If nothing were to change in the next 20 years, and you kept putting money away, I would think your only question about retiring then would be, "What am I gonna do all day?" But stuff do change man. You could wake up ten years from now and find yourself living the whole domestic thing complete with wife, kids, mortgage and future college costs. The days of living at mom's house on $750 a month will be long gone. Finding ways to makes those contributions to your plans while maintaining the grip you have on your expenses while living below your means will be of great future benefit to your plan. It might get complicated though.

I don't know what specific agency you work for, but when I was working I spent a lot of time in NYC working with NYPD guys. Rudy was in office then and I was surprised to find out that there was not a lot of love for him in the PD. Many of those guys felt that he was just another politician who said one thing and did another, and they particularly felt that way about monetary issues. Twenty years is a long time and there will be a lot of mayors and a lot of things happen that may affect how the trust guarantor of all those funds feels about the city's fiscal ability to make good on some promises.

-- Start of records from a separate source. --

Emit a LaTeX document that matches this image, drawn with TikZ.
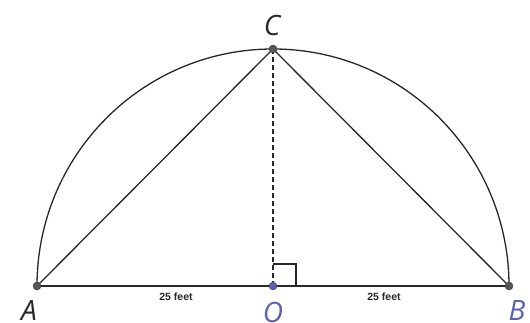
\documentclass[tikz,border=0pt]{standalone}
\usepackage{fontspec}
\setmainfont{Open Sans}
\newfontfamily\lblfont{Liberation Sans}
\definecolor{ptblue}{RGB}{95,95,175}
\definecolor{ptgray}{RGB}{85,85,85}
\definecolor{lngray}{RGB}{40,40,40}
\begin{document}
\begin{tikzpicture}[x=1pt,y=-1pt,
  seg/.style={draw=lngray,line width=1.3pt},
  dot/.style={circle,fill=ptgray,draw=ptgray!70!black,inner sep=0pt,minimum size=8pt},
  bdot/.style={circle,fill=ptblue,draw=ptblue!70!black,inner sep=0pt,minimum size=8pt},
  ptlabel/.style={font=\itshape\fontsize{28}{28}\selectfont,inner sep=0pt},
  dimlabel/.style={font=\lblfont\bfseries\fontsize{10.5}{10.5}\selectfont,inner sep=0pt,text=lngray}]
\useasboundingbox (0,0) rectangle (530,323);
\coordinate (pA) at (37,286);
\coordinate (pB) at (509,286);
\coordinate (pO) at (273,286);
\coordinate (pC) at (273,49);
\draw[seg] (pB) arc[start angle=0,end angle=-180,x radius=236pt,y radius=-237pt];
\draw[seg] (pA) -- (pB);
\draw[seg] (pA) -- (pC) -- (pB);
\draw[seg,dashed,dash pattern=on 5pt off 3pt] (pC) -- (pO);
\draw[line width=1.3pt,lngray] (273,264) -- (296,264) -- (296,286);
\node[dot] (A) at (pA) {};
\node[dot] (B) at (pB) {};
\node[dot] (C) at (pC) {};
\node[bdot] (O) at (pO) {};
\node[ptlabel,text=lngray] (lA) at (29,311) {A};
\node[ptlabel,text=ptblue] (lO) at (273,312) {O};
\node[ptlabel,text=ptblue] (lB) at (517,311) {B};
\node[ptlabel,text=lngray] (lC) at (272,26) {C};
\node[dimlabel] (d1) at (176,297) {25 feet};
\node[dimlabel] (d2) at (384,297) {25 feet};
\end{tikzpicture}
\end{document}
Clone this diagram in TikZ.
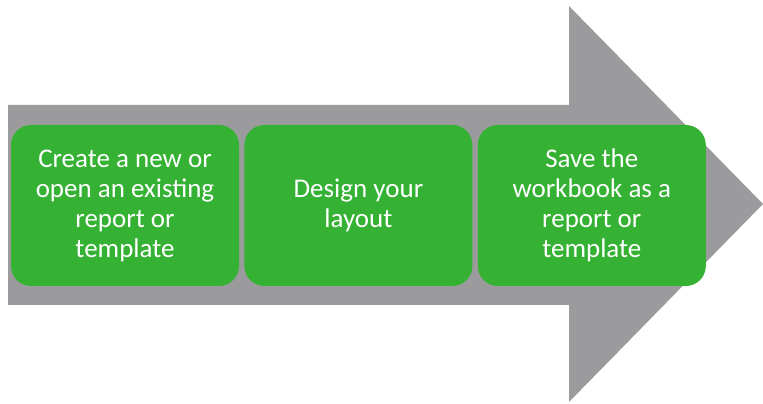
\documentclass[tikz,border=0pt]{standalone}
\usepackage{fontspec}
\setmainfont{Carlito}
\usetikzlibrary{positioning}

\definecolor{arrowgray}{HTML}{9B9B9D}
\definecolor{stepgreen}{HTML}{35B234}

\begin{document}
\begin{tikzpicture}[x=1pt, y=1pt, node distance=5pt,
    stepbox/.style={fill=stepgreen, rounded corners=20pt, minimum width=228pt,
      minimum height=161pt, align=center, text=white,
      font=\fontsize{27}{30}\selectfont}]
    \useasboundingbox (0,0) rectangle (763,404);
    % big gray arrow behind the steps
    \fill[arrowgray] (8,99) -- (8,299) -- (569,299) -- (569,398) -- (763,200)
      -- (569,2) -- (569,99) -- cycle;
    \node[stepbox] (create) at (125,198.5) {Create a new or\\open an existing\\report or\\template};
    \node[stepbox, right=of create] (design) {Design your\\layout};
    \node[stepbox, right=of design] (save) {Save the\\workbook as a\\report or\\template};
  \end{tikzpicture}
\end{document}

Maybe I'm overly cautious about these things, but given my own experiences with politicians going back on what they said here in my city, I developed a plan "B" just in case.

Overall I would say you are way ahead of the game at the moment. It took me until I was about 25 before I stopped seeking investment opportunities solely in my portfolio of sports cars, vodka and women with questionable morals.

I would say you need to continue to maximize your tax advantaged investments. My back of the envelope figuring shows that you still have some uncommitted salary that you could stick in either/both the 457 and/or Roth401K. My pension has a cola, but I still maintain a high exposure to stocks because I plan on living a long time and I don't want inflation to bite me without some defense. If I was in your position, with a non-cola DB pension, I would be particularly interested in having some hedge against inflation.

Regarding the extra contributions to the pension, I had some problems with that for a while but I decided I like that plan. We had something similar and it worked out really well for me. It started being post-tax, and then changed to pre-tax at a certain time, which slightly complicated the tax situation in that the pre-tax contributions were not eligible for a rollover into an IRA. I think I would want to know more about how taxation would be handled with that kind of strange mix of pre and post tax monies. If you roll that money over and wanted to retire before age 50 (assuming you are an emergency services provider) if you wanted to withdraw that money before age 59 1/2 you would have to either take it as extra pension payments or do a rule 72(t) exempt SEPP. But a guaranteed 8.25% interest for 25 years? That's sweet.